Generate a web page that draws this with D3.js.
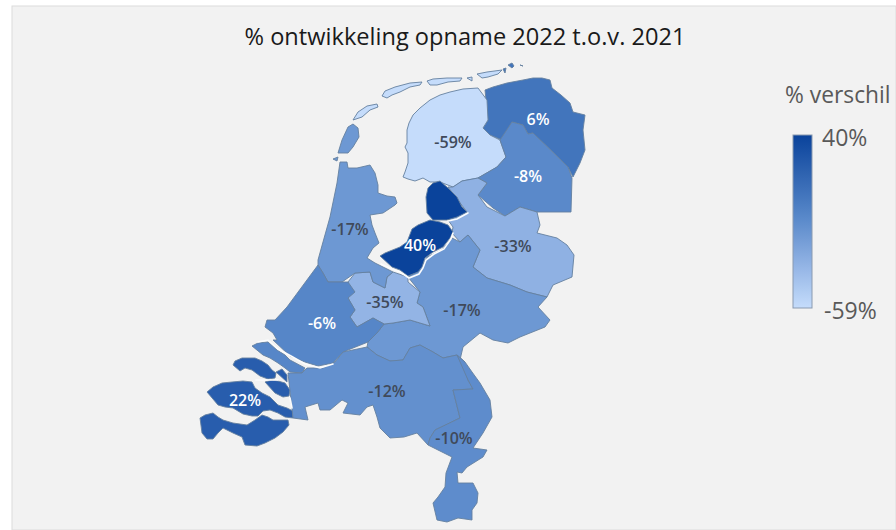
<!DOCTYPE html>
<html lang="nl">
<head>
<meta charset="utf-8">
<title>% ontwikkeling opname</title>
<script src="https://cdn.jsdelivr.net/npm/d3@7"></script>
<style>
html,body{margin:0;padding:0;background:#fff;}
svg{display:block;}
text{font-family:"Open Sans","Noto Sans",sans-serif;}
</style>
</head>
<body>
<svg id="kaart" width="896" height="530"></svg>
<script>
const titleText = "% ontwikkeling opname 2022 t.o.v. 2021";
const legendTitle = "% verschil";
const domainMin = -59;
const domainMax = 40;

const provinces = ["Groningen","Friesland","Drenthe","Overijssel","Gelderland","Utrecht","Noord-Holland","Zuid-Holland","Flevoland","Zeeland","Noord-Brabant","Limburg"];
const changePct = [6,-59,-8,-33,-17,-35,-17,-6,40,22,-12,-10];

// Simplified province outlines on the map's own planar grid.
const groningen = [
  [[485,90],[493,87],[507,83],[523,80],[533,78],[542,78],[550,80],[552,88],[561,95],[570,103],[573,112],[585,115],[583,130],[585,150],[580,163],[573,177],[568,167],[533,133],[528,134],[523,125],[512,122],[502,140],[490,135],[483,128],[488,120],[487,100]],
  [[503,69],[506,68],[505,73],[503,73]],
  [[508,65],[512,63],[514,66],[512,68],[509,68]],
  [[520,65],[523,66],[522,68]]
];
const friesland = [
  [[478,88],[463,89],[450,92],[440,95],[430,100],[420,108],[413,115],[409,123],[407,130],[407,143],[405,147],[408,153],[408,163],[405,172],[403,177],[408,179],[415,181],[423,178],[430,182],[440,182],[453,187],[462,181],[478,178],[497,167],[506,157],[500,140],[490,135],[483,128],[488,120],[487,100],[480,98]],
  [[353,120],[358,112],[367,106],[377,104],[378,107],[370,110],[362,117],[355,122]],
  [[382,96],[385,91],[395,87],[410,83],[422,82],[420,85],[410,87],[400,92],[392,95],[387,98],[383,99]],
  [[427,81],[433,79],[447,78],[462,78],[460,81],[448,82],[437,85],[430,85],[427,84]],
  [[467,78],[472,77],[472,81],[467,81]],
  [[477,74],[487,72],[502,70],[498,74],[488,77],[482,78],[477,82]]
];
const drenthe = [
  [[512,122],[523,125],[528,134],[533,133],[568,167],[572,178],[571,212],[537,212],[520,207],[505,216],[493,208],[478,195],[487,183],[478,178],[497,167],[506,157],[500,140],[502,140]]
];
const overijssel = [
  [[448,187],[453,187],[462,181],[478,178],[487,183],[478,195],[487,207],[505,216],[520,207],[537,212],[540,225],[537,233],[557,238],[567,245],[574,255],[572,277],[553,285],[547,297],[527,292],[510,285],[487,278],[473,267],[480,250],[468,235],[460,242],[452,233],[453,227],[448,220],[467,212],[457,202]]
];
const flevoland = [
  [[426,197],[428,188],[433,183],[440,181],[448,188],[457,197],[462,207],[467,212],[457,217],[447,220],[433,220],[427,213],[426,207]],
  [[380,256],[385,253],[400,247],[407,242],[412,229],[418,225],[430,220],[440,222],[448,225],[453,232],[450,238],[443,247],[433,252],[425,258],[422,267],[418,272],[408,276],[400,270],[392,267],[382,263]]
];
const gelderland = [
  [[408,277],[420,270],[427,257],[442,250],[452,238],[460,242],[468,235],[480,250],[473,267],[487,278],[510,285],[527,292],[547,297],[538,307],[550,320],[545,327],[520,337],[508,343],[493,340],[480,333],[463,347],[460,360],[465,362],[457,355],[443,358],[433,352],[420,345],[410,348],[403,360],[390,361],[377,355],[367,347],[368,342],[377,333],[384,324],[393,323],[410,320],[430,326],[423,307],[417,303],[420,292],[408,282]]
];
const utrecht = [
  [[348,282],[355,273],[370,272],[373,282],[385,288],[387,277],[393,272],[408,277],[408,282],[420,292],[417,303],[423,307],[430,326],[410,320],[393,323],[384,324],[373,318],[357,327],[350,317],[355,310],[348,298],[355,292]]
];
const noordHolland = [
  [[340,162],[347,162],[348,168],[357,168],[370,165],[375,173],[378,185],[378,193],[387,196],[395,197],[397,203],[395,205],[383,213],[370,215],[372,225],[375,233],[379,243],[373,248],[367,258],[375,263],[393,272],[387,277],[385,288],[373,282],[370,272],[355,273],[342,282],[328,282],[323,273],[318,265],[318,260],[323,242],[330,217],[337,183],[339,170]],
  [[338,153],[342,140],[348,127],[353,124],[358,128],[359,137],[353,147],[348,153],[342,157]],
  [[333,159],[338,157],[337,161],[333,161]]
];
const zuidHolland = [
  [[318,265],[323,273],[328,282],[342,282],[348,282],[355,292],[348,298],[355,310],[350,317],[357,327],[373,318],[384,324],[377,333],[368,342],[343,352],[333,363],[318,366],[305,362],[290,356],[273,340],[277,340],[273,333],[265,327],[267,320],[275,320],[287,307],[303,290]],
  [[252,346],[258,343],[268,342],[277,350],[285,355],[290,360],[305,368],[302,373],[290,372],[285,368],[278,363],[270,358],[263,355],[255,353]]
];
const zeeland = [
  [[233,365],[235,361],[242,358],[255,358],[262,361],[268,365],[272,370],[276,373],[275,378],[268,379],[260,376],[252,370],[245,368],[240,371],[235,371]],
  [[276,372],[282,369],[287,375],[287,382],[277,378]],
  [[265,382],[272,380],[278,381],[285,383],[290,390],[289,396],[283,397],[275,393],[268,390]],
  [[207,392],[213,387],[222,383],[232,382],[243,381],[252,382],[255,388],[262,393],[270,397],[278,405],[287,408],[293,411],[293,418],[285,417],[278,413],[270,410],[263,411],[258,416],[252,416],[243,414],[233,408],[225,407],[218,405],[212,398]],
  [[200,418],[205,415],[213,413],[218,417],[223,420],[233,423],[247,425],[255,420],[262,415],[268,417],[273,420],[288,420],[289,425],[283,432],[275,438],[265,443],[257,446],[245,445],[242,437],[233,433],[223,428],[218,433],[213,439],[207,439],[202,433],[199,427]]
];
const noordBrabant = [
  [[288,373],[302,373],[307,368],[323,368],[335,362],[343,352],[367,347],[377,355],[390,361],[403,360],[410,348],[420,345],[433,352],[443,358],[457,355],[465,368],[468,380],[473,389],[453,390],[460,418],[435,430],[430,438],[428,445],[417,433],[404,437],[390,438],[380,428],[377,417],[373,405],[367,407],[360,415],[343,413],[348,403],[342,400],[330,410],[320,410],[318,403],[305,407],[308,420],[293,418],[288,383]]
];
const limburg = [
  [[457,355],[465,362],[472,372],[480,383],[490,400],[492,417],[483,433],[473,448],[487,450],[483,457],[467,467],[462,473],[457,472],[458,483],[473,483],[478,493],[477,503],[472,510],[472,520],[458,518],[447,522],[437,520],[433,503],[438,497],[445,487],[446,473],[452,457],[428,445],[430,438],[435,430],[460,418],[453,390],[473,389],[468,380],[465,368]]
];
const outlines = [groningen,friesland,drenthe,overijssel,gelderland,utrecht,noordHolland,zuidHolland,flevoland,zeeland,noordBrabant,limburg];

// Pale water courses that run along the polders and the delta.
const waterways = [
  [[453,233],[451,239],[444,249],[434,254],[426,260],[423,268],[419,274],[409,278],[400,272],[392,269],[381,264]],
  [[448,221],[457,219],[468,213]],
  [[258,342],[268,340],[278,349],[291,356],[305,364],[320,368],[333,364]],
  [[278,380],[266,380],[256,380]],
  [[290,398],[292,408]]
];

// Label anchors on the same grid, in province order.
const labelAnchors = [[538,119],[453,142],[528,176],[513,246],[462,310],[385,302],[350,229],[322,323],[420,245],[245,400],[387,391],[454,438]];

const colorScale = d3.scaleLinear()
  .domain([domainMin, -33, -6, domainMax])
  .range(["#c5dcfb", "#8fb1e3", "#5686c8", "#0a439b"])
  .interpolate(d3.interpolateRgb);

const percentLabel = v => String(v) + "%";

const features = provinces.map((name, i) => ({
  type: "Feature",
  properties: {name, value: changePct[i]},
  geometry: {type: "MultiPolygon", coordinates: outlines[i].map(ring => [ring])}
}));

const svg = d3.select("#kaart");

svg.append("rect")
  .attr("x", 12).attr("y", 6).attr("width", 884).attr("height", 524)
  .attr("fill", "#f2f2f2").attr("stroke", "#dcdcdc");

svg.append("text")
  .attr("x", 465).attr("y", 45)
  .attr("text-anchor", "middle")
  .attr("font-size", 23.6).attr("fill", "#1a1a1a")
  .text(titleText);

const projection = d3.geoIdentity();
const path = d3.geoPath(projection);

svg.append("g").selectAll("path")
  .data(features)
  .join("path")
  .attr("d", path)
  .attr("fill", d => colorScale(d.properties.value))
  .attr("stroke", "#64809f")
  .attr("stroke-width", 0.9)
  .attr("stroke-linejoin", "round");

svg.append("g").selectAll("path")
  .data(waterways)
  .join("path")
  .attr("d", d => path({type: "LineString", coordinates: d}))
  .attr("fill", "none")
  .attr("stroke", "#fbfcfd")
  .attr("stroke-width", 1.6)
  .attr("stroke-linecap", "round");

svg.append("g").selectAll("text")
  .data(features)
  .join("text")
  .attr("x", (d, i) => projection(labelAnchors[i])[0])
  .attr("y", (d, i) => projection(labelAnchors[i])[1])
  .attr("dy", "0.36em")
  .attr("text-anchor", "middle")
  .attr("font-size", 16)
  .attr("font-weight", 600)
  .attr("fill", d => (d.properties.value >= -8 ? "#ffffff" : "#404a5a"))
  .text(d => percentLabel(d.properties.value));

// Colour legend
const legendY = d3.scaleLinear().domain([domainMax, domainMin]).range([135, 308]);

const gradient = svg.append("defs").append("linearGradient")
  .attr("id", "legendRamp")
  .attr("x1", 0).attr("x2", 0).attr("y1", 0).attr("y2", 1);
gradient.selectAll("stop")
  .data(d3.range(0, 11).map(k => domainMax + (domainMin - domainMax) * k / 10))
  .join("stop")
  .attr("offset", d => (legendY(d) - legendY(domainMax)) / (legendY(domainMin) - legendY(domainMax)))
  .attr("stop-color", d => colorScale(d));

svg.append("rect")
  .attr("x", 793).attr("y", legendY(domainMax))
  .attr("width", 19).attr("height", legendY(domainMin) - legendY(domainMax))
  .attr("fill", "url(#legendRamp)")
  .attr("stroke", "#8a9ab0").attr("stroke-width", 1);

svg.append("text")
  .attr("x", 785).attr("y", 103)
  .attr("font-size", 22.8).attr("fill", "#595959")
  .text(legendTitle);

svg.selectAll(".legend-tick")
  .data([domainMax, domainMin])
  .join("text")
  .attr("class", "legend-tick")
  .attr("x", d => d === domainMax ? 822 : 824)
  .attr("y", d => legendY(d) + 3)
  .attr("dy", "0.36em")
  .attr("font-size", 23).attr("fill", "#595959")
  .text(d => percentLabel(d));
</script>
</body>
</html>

□ □ □

- [Work to complete]:
Look at the listing and set down only the lines from its start through the line with "const changePct = [6,-59,-8,-33,-17,-35,-17,-6,40,22,-12,-10];", word for word and without pictures.

- [Task solution]:
Generate a web page that draws this with D3.js.
<!DOCTYPE html>
<html lang="nl">
<head>
<meta charset="utf-8">
<title>% ontwikkeling opname</title>
<script src="https://cdn.jsdelivr.net/npm/d3@7"></script>
<style>
html,body{margin:0;padding:0;background:#fff;}
svg{display:block;}
text{font-family:"Open Sans","Noto Sans",sans-serif;}
</style>
</head>
<body>
<svg id="kaart" width="896" height="530"></svg>
<script>
const titleText = "% ontwikkeling opname 2022 t.o.v. 2021";
const legendTitle = "% verschil";
const domainMin = -59;
const domainMax = 40;

const provinces = ["Groningen","Friesland","Drenthe","Overijssel","Gelderland","Utrecht","Noord-Holland","Zuid-Holland","Flevoland","Zeeland","Noord-Brabant","Limburg"];
const changePct = [6,-59,-8,-33,-17,-35,-17,-6,40,22,-12,-10];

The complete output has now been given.